The Government must take the responsibility for manufacturing this situation.

The Government is ideologically committed to expanding the private sector, and it is still committed to austerity (whatever Johnson and Cummings would have you believe). Even the recent funding promised for the NHS not only will not be enough to resolve the crisis it faces, but will increase the deficit against the need by a further 5% at least. Nor will the crisis of recruitment and retention be met overnight, regardless of new policy proposals.

In a recent provocative Guardian article, NHS manager Jessica Arnold, an associate director with an NHS clinical commissioning group, wrote: ''I implore people to stop using private healthcare: it’s killing the NHS.' She went on to say:

I ask people to think carefully about the impact of prioritising themselves at a high cost to not only other people who do rely on the NHS, but to their future selves who may rely on the NHS one day because they have an accident or emergency, or become really quite unwell, or can no longer afford to pay privately ... I implore anyone who uses private healthcare to be aware that they are effectively privatising the NHS by doing so.

While the article rightly points to the undermining of the NHS by the growth of the private sector, it is NHS trusts themselves who are sending NHS waiting list patients to private units – not patients going of their own accord. Those who can afford it may make that personal decision to pay to go privately. In either case, long waiting lists are deliberately creating pressure to go privately via those two routes.

It must be stressed that it is the Government that has artificially creating this situation where people have no choice but to go private to avoid long waiting lists – they could change things if they wanted to. Blame is with Government policy and should not be laid at the patients’ door.

Increasingly it is not individuals paying for healthcare services that is funding the private sector, but ironically, the NHS itself. The vampires are not only bleeding the NHS dry – crucially they have been invited in to do it.

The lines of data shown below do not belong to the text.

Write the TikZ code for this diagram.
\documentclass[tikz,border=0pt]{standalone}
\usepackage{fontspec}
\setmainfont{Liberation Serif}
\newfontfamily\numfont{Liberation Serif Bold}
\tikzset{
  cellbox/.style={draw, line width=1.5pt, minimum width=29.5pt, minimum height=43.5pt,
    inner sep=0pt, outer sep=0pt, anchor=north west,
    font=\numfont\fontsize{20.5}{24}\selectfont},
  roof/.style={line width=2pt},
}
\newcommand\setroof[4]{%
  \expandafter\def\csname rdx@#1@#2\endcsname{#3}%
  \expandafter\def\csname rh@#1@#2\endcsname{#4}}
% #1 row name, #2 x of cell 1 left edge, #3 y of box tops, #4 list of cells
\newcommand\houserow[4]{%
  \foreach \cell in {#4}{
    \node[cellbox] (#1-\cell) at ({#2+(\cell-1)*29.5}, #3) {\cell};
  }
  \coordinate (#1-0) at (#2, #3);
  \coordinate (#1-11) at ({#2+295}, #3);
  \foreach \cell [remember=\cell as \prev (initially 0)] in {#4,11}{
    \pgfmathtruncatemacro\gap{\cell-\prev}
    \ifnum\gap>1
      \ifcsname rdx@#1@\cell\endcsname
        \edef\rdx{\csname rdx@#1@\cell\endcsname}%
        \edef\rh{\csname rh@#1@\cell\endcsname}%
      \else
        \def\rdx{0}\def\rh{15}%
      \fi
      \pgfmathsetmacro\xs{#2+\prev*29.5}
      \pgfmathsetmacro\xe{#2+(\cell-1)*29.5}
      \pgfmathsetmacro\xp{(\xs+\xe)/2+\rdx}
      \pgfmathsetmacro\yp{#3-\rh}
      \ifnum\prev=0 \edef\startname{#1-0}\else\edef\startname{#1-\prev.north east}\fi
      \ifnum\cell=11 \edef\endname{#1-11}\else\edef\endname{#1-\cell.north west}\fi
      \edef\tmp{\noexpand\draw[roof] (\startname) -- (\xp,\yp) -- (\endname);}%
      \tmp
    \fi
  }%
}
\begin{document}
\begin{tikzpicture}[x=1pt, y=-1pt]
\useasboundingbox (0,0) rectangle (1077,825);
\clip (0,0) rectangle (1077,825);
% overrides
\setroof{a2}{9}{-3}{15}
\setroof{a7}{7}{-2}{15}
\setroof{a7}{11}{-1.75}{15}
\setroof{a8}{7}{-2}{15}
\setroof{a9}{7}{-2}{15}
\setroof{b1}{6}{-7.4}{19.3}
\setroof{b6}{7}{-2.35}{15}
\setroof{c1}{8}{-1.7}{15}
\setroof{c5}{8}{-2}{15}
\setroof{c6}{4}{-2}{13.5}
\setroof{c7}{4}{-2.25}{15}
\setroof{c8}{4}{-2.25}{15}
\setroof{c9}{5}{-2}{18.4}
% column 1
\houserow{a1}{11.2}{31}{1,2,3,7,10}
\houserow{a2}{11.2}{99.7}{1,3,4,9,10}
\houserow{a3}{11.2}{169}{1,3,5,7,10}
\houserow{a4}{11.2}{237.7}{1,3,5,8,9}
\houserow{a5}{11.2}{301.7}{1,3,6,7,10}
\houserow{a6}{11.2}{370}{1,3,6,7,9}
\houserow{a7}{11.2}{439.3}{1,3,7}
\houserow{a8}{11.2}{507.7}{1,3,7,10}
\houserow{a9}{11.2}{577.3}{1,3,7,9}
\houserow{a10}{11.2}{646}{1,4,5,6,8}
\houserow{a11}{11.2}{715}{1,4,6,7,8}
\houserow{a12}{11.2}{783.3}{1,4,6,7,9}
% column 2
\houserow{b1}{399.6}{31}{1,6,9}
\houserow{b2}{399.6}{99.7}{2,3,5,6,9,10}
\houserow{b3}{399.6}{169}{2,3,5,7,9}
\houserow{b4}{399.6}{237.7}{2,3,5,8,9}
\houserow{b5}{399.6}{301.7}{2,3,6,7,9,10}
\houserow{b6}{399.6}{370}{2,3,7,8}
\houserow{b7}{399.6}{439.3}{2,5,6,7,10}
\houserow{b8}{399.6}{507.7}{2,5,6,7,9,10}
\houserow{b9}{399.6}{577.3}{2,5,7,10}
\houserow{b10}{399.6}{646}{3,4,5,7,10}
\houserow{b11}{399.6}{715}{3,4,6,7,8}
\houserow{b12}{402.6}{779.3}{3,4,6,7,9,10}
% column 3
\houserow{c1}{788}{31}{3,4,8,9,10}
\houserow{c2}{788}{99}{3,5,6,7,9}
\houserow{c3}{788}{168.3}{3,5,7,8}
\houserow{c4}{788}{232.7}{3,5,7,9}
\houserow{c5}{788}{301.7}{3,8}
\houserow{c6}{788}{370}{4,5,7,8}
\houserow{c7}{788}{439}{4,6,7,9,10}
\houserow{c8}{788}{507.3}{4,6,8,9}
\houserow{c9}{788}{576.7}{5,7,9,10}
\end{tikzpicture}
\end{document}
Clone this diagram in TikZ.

There are no quick-fix solutions, but it is crucial that NHS capacity is built to treat its own patients, that outsourced contracts are taken back in-house and the 49% clause is reversed so that trust resources are used for NHS patients. Retention of existing staff should be this government’s top priority. But this can only be done through safe staffing levels, valuing staff and improving their working conditions, ending privatisation and ultimately scrapping the Health and Social Care Act.